>>「力学」の平原
ケプラーの第2法則が成り立つことを運動方程式から導きます。
「惑星の運動」をクリア後に選択可能になります。
ケプラーの第2法則は「面積速度一定の法則」とも呼ばれているのでした。 惑星の軌道は太陽を焦点とする楕円であり、太陽から惑星に引いた直線にインクを付けて引きずると、次の図のような塗りつぶし跡ができます。
一定時間内にこのようにして塗りつぶされる面積が常に一定だというのがケプラーの第2法則の意味です。 つまり、太陽から離れると惑星の移動速度は遅くなります。 これを数式で表現してみましょう。 太陽の位置を原点にした極座標を採用します。
惑星は微小時間 \( \Delta t \) 内に微小角度 \( \Delta \theta \) だけ移動したとします。 このとき、次の図のような部分が塗りつぶされます。
この図では大きく描いてあるのであちこちに曲線がありますが、ごく微小な移動なので各辺はほぼ直線とみなせます。 すると塗りつぶされた領域は「底辺が \( r+ \Delta r \) で高さが \( r \, \Delta \theta \) であるような三角形」だと考えることができますから、この微小領域の面積は次のように表すことができます。
\[ \begin{align*} \Delta S \ &\kinji\ \frac{1}{2}(r+\Delta r) \, r \, \Delta \theta \\[3pt] &=\ \frac{1}{2} \, r^2 \, \Delta \theta \ +\ \frac{1}{2} \, r \, \Delta r \, \Delta \theta \tag{1} \end{align*} \]
この第 1 項が図で濃く塗りつぶされた部分の面積で、第 2 項は薄く塗りつぶされた部分の面積を意味しています。 第 2 項には \( \Delta r \) と \( \Delta \theta \) の積が含まれていて、微小量どうしの積になっていますから、第 1 項に比べて無視できます。 図では大きく描いてあるのでどうにも無視できない面積に見えますが、もっとずっと小さな移動量を想像して次々と塗りつぶしていってやると、薄い部分は楕円に沿った小さなギザギザ領域になっていき、無限小の極限まで考えると、濃い領域だけで全体を塗りつぶせるようになることが分かります。
無限小時間 \( \diff t \) に無限小角度 \( \diff \theta \) だけ移動したと考え直せば、そのときの無限小面積 \( \diff S \) は次のように表せます。
\[ \diff S \ =\ \frac{1}{2} \, r^2 \diff \theta \tag{2} \]
無限小時間 \( \diff t \) 内にこれだけ塗りつぶされたのですから、時間あたりの面積の変化の度合い、すなわち面積速度 \( D \) は次のように表せます。

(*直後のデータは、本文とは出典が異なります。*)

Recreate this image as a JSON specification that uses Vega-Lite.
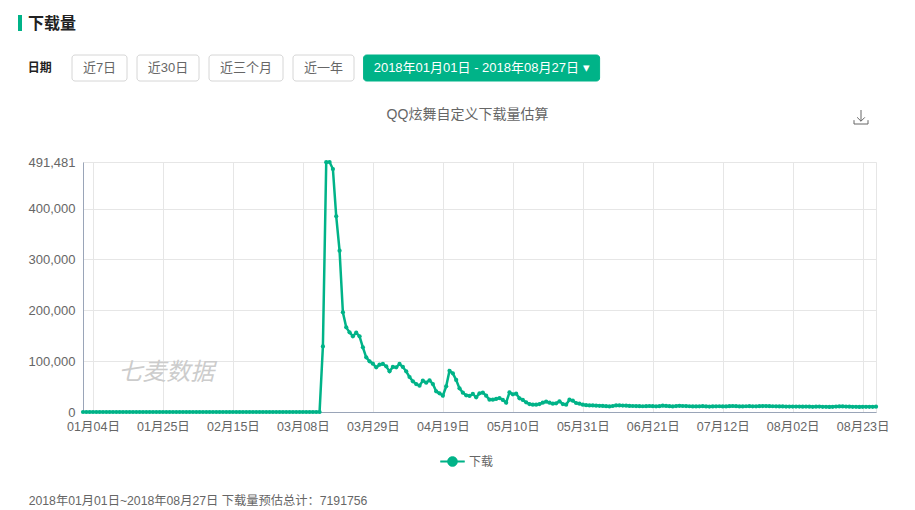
{
  "$schema": "https://vega.github.io/schema/vega-lite/v6.json",
  "width": 793,
  "height": 250,
  "autosize": "none",
  "padding": {"left": 83, "top": 162, "right": 39, "bottom": 98},
  "title": {"text": "下载量", "anchor": "start", "frame": "group", "dx": -55, "offset": -17, "fontSize": 16, "fontWeight": "bold", "color": "#222222"},
  "config": {
    "font": "Liberation Sans, Noto Sans CJK SC",
    "view": {"stroke": "#e6e6e6"}
  },
  "datasets": {
    "series": [
      {"date":"01月01日","downloads":0},{"date":"01月02日","downloads":0},{"date":"01月03日","downloads":0},{"date":"01月04日","downloads":0},{"date":"01月05日","downloads":0},{"date":"01月06日","downloads":0},{"date":"01月07日","downloads":0},{"date":"01月08日","downloads":0},{"date":"01月09日","downloads":0},{"date":"01月10日","downloads":0},
      {"date":"01月11日","downloads":0},{"date":"01月12日","downloads":0},{"date":"01月13日","downloads":0},{"date":"01月14日","downloads":0},{"date":"01月15日","downloads":0},{"date":"01月16日","downloads":0},{"date":"01月17日","downloads":0},{"date":"01月18日","downloads":0},{"date":"01月19日","downloads":0},{"date":"01月20日","downloads":0},
      {"date":"01月21日","downloads":0},{"date":"01月22日","downloads":0},{"date":"01月23日","downloads":0},{"date":"01月24日","downloads":0},{"date":"01月25日","downloads":0},{"date":"01月26日","downloads":0},{"date":"01月27日","downloads":0},{"date":"01月28日","downloads":0},{"date":"01月29日","downloads":0},{"date":"01月30日","downloads":0},{"date":"01月31日","downloads":0},
      {"date":"02月01日","downloads":0},{"date":"02月02日","downloads":0},{"date":"02月03日","downloads":0},{"date":"02月04日","downloads":0},{"date":"02月05日","downloads":0},{"date":"02月06日","downloads":0},{"date":"02月07日","downloads":0},{"date":"02月08日","downloads":0},{"date":"02月09日","downloads":0},{"date":"02月10日","downloads":0},
      {"date":"02月11日","downloads":0},{"date":"02月12日","downloads":0},{"date":"02月13日","downloads":0},{"date":"02月14日","downloads":0},{"date":"02月15日","downloads":0},{"date":"02月16日","downloads":0},{"date":"02月17日","downloads":0},{"date":"02月18日","downloads":0},{"date":"02月19日","downloads":0},{"date":"02月20日","downloads":0},
      {"date":"02月21日","downloads":0},{"date":"02月22日","downloads":0},{"date":"02月23日","downloads":0},{"date":"02月24日","downloads":0},{"date":"02月25日","downloads":0},{"date":"02月26日","downloads":0},{"date":"02月27日","downloads":0},{"date":"02月28日","downloads":0},
      {"date":"03月01日","downloads":0},{"date":"03月02日","downloads":0},{"date":"03月03日","downloads":0},{"date":"03月04日","downloads":0},{"date":"03月05日","downloads":0},{"date":"03月06日","downloads":0},{"date":"03月07日","downloads":0},{"date":"03月08日","downloads":0},{"date":"03月09日","downloads":0},{"date":"03月10日","downloads":0},
      {"date":"03月11日","downloads":0},{"date":"03月12日","downloads":0},{"date":"03月13日","downloads":0},{"date":"03月14日","downloads":129000},{"date":"03月15日","downloads":491000},{"date":"03月16日","downloads":491481},{"date":"03月17日","downloads":477700},{"date":"03月18日","downloads":384700},{"date":"03月19日","downloads":317200},{"date":"03月20日","downloads":195900},
      {"date":"03月21日","downloads":166400},{"date":"03月22日","downloads":156600},{"date":"03月23日","downloads":148800},{"date":"03月24日","downloads":156000},{"date":"03月25日","downloads":148800},{"date":"03月26日","downloads":127100},{"date":"03月27日","downloads":107500},{"date":"03月28日","downloads":99600},{"date":"03月29日","downloads":95000},{"date":"03月30日","downloads":87800},{"date":"03月31日","downloads":93000},
      {"date":"04月01日","downloads":94400},{"date":"04月02日","downloads":89800},{"date":"04月03日","downloads":79900},{"date":"04月04日","downloads":88500},{"date":"04月05日","downloads":87800},{"date":"04月06日","downloads":94400},{"date":"04月07日","downloads":88500},{"date":"04月08日","downloads":79900},{"date":"04月09日","downloads":68800},{"date":"04月10日","downloads":60300},
      {"date":"04月11日","downloads":55000},{"date":"04月12日","downloads":51800},{"date":"04月13日","downloads":61600},{"date":"04月14日","downloads":57700},{"date":"04月15日","downloads":62300},{"date":"04月16日","downloads":55000},{"date":"04月17日","downloads":40600},{"date":"04月18日","downloads":36700},{"date":"04月19日","downloads":32100},{"date":"04月20日","downloads":50500},
      {"date":"04月21日","downloads":81000},{"date":"04月22日","downloads":76000},{"date":"04月23日","downloads":63000},{"date":"04月24日","downloads":46500},{"date":"04月25日","downloads":38000},{"date":"04月26日","downloads":32800},{"date":"04月27日","downloads":31500},{"date":"04月28日","downloads":35400},{"date":"04月29日","downloads":28800},{"date":"04月30日","downloads":36700},
      {"date":"05月01日","downloads":38000},{"date":"05月02日","downloads":32100},{"date":"05月03日","downloads":24200},{"date":"05月04日","downloads":24200},{"date":"05月05日","downloads":25600},{"date":"05月06日","downloads":27500},{"date":"05月07日","downloads":23600},{"date":"05月08日","downloads":18300},{"date":"05月09日","downloads":38700},{"date":"05月10日","downloads":34700},
      {"date":"05月11日","downloads":36000},{"date":"05月12日","downloads":26900},{"date":"05月13日","downloads":23600},{"date":"05月14日","downloads":19000},{"date":"05月15日","downloads":15700},{"date":"05月16日","downloads":14400},{"date":"05月17日","downloads":14400},{"date":"05月18日","downloads":15700},{"date":"05月19日","downloads":18300},{"date":"05月20日","downloads":20300},
      {"date":"05月21日","downloads":18300},{"date":"05月22日","downloads":16400},{"date":"05月23日","downloads":17000},{"date":"05月24日","downloads":21000},{"date":"05月25日","downloads":15700},{"date":"05月26日","downloads":14400},{"date":"05月27日","downloads":24200},{"date":"05月28日","downloads":22300},{"date":"05月29日","downloads":17700},{"date":"05月30日","downloads":16400},{"date":"05月31日","downloads":14400},
      {"date":"06月01日","downloads":13500},{"date":"06月02日","downloads":13000},{"date":"06月03日","downloads":13000},{"date":"06月04日","downloads":12500},{"date":"06月05日","downloads":12200},{"date":"06月06日","downloads":12000},{"date":"06月07日","downloads":11500},{"date":"06月08日","downloads":11000},{"date":"06月09日","downloads":11800},{"date":"06月10日","downloads":12800},
      {"date":"06月11日","downloads":13000},{"date":"06月12日","downloads":12600},{"date":"06月13日","downloads":12300},{"date":"06月14日","downloads":12000},{"date":"06月15日","downloads":11800},{"date":"06月16日","downloads":11600},{"date":"06月17日","downloads":11500},{"date":"06月18日","downloads":11300},{"date":"06月19日","downloads":11500},{"date":"06月20日","downloads":11800},
      {"date":"06月21日","downloads":11400},{"date":"06月22日","downloads":11100},{"date":"06月23日","downloads":11500},{"date":"06月24日","downloads":12500},{"date":"06月25日","downloads":11900},{"date":"06月26日","downloads":11400},{"date":"06月27日","downloads":11000},{"date":"06月28日","downloads":11700},{"date":"06月29日","downloads":12200},{"date":"06月30日","downloads":11800},
      {"date":"07月01日","downloads":11600},{"date":"07月02日","downloads":11300},{"date":"07月03日","downloads":11000},{"date":"07月04日","downloads":10900},{"date":"07月05日","downloads":11100},{"date":"07月06日","downloads":11400},{"date":"07月07日","downloads":11000},{"date":"07月08日","downloads":10800},{"date":"07月09日","downloads":10900},{"date":"07月10日","downloads":11100},
      {"date":"07月11日","downloads":11300},{"date":"07月12日","downloads":11000},{"date":"07月13日","downloads":10900},{"date":"07月14日","downloads":11400},{"date":"07月15日","downloads":11800},{"date":"07月16日","downloads":11500},{"date":"07月17日","downloads":11000},{"date":"07月18日","downloads":10900},{"date":"07月19日","downloads":11300},{"date":"07月20日","downloads":11500},
      {"date":"07月21日","downloads":11100},{"date":"07月22日","downloads":11200},{"date":"07月23日","downloads":11400},{"date":"07月24日","downloads":11600},{"date":"07月25日","downloads":11700},{"date":"07月26日","downloads":11500},{"date":"07月27日","downloads":11300},{"date":"07月28日","downloads":11100},{"date":"07月29日","downloads":11000},{"date":"07月30日","downloads":10900},{"date":"07月31日","downloads":10800},
      {"date":"08月01日","downloads":10700},{"date":"08月02日","downloads":10600},{"date":"08月03日","downloads":10800},{"date":"08月04日","downloads":10700},{"date":"08月05日","downloads":10500},{"date":"08月06日","downloads":10600},{"date":"08月07日","downloads":10400},{"date":"08月08日","downloads":10200},{"date":"08月09日","downloads":10500},{"date":"08月10日","downloads":10700},
      {"date":"08月11日","downloads":10300},{"date":"08月12日","downloads":10100},{"date":"08月13日","downloads":10000},{"date":"08月14日","downloads":10300},{"date":"08月15日","downloads":10600},{"date":"08月16日","downloads":10900},{"date":"08月17日","downloads":11000},{"date":"08月18日","downloads":10700},{"date":"08月19日","downloads":10500},{"date":"08月20日","downloads":10300},
      {"date":"08月21日","downloads":10200},{"date":"08月22日","downloads":10000},{"date":"08月23日","downloads":10100},{"date":"08月24日","downloads":10300},{"date":"08月25日","downloads":10100},{"date":"08月26日","downloads":10200},{"date":"08月27日","downloads":10500}
    ],
    "filters": [
      {"order": 0, "label": "日期"},
      {"order": 1, "label": "近7日"},
      {"order": 2, "label": "近30日"},
      {"order": 3, "label": "近三个月"},
      {"order": 4, "label": "近一年"},
      {"order": 5, "label": "2018年01月01日 - 2018年08月27日 ▾"}
    ]
  },
  "layer": [
    {
      "encoding": {
        "x": {
          "field": "date",
          "type": "nominal",
          "sort": null,
          "scale": {"type": "point", "padding": 0},
          "axis": {
            "values": ["01月04日","01月25日","02月15日","03月08日","03月29日","04月19日","05月10日","05月31日","06月21日","07月12日","08月02日","08月23日"],
            "labelAngle": 0,
            "labelOverlap": false,
            "labelFontSize": 12.5,
            "labelColor": "#666666",
            "labelPadding": 8,
            "ticks": false,
            "grid": true,
            "gridColor": "#e6e6e6",
            "domainColor": "#9aa5b8",
            "title": "2018年01月01日~2018年08月27日 下载量预估总计：7191756",
            "titleFontSize": 12.25,
            "titleFontWeight": "normal",
            "titleColor": "#666666",
            "titleX": 114.5,
            "titleY": 88,
            "titleAlign": "center",
            "titleBaseline": "middle"
          }
        },
        "y": {
          "field": "downloads",
          "type": "quantitative",
          "scale": {"domain": [0, 491481], "nice": false},
          "axis": {
            "values": [0, 100000, 200000, 300000, 400000, 491481],
            "format": ",.0f",
            "labelFontSize": 13,
            "labelColor": "#666666",
            "labelPadding": 8,
            "ticks": false,
            "grid": true,
            "gridColor": "#e6e6e6",
            "domainColor": "#9aa5b8",
            "title": "QQ炫舞自定义下载量估算",
            "titleFontSize": 14,
            "titleFontWeight": "normal",
            "titleColor": "#666666",
            "titleAngle": 0,
            "titleX": 384,
            "titleY": -48,
            "titleAlign": "center",
            "titleBaseline": "middle"
          }
        }
      },
      "layer": [
        {
          "data": {"name": "series"},
          "mark": {"type": "line", "strokeWidth": 2.5, "point": {"filled": true, "size": 18}},
          "encoding": {
            "color": {
              "datum": "下载",
              "scale": {"domain": ["下载"], "range": ["#00b388"]},
              "legend": {
                "title": null,
                "orient": "none",
                "legendX": 357,
                "legendY": 287,
                "symbolType": "M-1,-0.06H1V0.06H-1Z M0.42,0A0.42,0.42 0 1,1 -0.42,0A0.42,0.42 0 1,1 0.42,0Z",
                "symbolSize": 576,
                "symbolFillColor": "#00b388",
                "symbolStrokeColor": "#00b388",
                "symbolStrokeWidth": 0.5,
                "labelFontSize": 12,
                "labelColor": "#666666"
              }
            }
          }
        },
        {
          "data": {"values": [{"date": "01月26日", "downloads": 76700, "text": "七麦数据"}]},
          "mark": {"type": "text", "fontSize": 24, "fontStyle": "italic", "color": "#cccccc"},
          "encoding": {"text": {"field": "text"}}
        }
      ]
    },
    {
      "data": {"name": "filters"},
      "encoding": {
        "x": {
          "field": "order",
          "type": "quantitative",
          "scale": {"domain": [0, 1, 2, 3, 4, 5], "range": [-46.5, 16.5, 85, 163, 240.5, 407.5]},
          "axis": null
        },
        "y": {"datum": 0.5, "scale": {"domain": [0, 1], "range": [-81, -107]}, "axis": null}
      },
      "layer": [
        {
          "transform": [{"filter": "datum.order > 0"}],
          "mark": {"type": "bar", "orient": "vertical", "cornerRadius": 3, "strokeWidth": 1},
          "encoding": {
            "y": {"datum": 1, "scale": {"domain": [0, 1], "range": [-81, -107]}, "axis": null},
            "size": {
              "field": "order",
              "type": "ordinal",
              "scale": {"type": "ordinal", "domain": [1, 2, 3, 4, 5], "range": [55, 62, 74, 61, 236]},
              "legend": null
            },
            "fill": {
              "field": "order",
              "type": "ordinal",
              "scale": {"domain": [1, 2, 3, 4, 5], "range": ["#ffffff", "#ffffff", "#ffffff", "#ffffff", "#00b388"]},
              "legend": null
            },
            "stroke": {
              "field": "order",
              "type": "ordinal",
              "scale": {"domain": [1, 2, 3, 4, 5], "range": ["#d6d6d6", "#d6d6d6", "#d6d6d6", "#d6d6d6", "#00b388"]},
              "legend": null
            }
          }
        },
        {
          "transform": [{"filter": "datum.order > 0"}],
          "mark": {"type": "text", "fontSize": 13},
          "encoding": {
            "text": {"field": "label"},
            "color": {
              "field": "order",
              "type": "ordinal",
              "scale": {"domain": [1, 2, 3, 4, 5], "range": ["#666666", "#666666", "#666666", "#666666", "#ffffff"]},
              "legend": null
            }
          }
        },
        {
          "transform": [{"filter": "datum.order == 0"}],
          "mark": {"type": "text", "fontSize": 12, "fontWeight": "bold", "color": "#222222"},
          "encoding": {"text": {"field": "label"}}
        }
      ],
      "resolve": {"scale": {"color": "independent"}}
    },
    {
      "data": {"values": [{"item": "标题标记"}]},
      "mark": {"type": "rect", "color": "#00b388"},
      "encoding": {
        "x": {"datum": 0, "scale": {"domain": [0, 1], "range": [-65, -61]}, "axis": null},
        "x2": {"datum": 1},
        "y": {"datum": 0, "scale": {"domain": [0, 1], "range": [-131, -147]}, "axis": null},
        "y2": {"datum": 1}
      }
    },
    {
      "data": {"values": [{"item": "下载图标"}]},
      "mark": {"type": "point", "shape": "M0,-1V0.6M-0.55,0.05L0,0.6L0.55,0.05M-1,0.45V1H1V0.45", "size": 196, "color": "#666666", "opacity": 1, "strokeWidth": 1, "filled": false},
      "encoding": {
        "x": {"datum": 0, "scale": {"domain": [0, 1], "range": [778, 788]}, "axis": null},
        "y": {"datum": 0, "scale": {"domain": [0, 1], "range": [-45, -55]}, "axis": null}
      }
    }
  ],
  "resolve": {"scale": {"x": "independent", "y": "independent", "color": "independent", "size": "independent"}}
}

\[ \begin{align*} D \ &=\ \dif{S}{t} \ =\ \frac{1}{2} \, r^2 \, \dif{\theta}{t} \\[3pt] &=\ \frac{1}{2} \, r^2 \, \dot{\theta} \tag{3} \end{align*} \]
さて、この \( D \) が一定であることは実は「惑星の運動」のところで楕円軌道を求める途中で出てきています。 運動方程式を極座標に書き直して出てきた式のうちの一つを変形することで次のような式が出てきたのでした。(「惑星の運動」の (17) 式を参照)
\[ \dif{}{t}(r^2 \dot{\theta}) \ =\ 0 \tag{4} \]
「時間微分したものが 0 になるのだからカッコ内は時間によって変化しない」というのでその場では定数 \( h \) と書きましたが、その定数 \( h \) は実は面積速度 \( D \) の 2 倍を意味していたというわけです。 こうして、ケプラーの第 2 法則も運動方程式から導かれることがはっきりしました。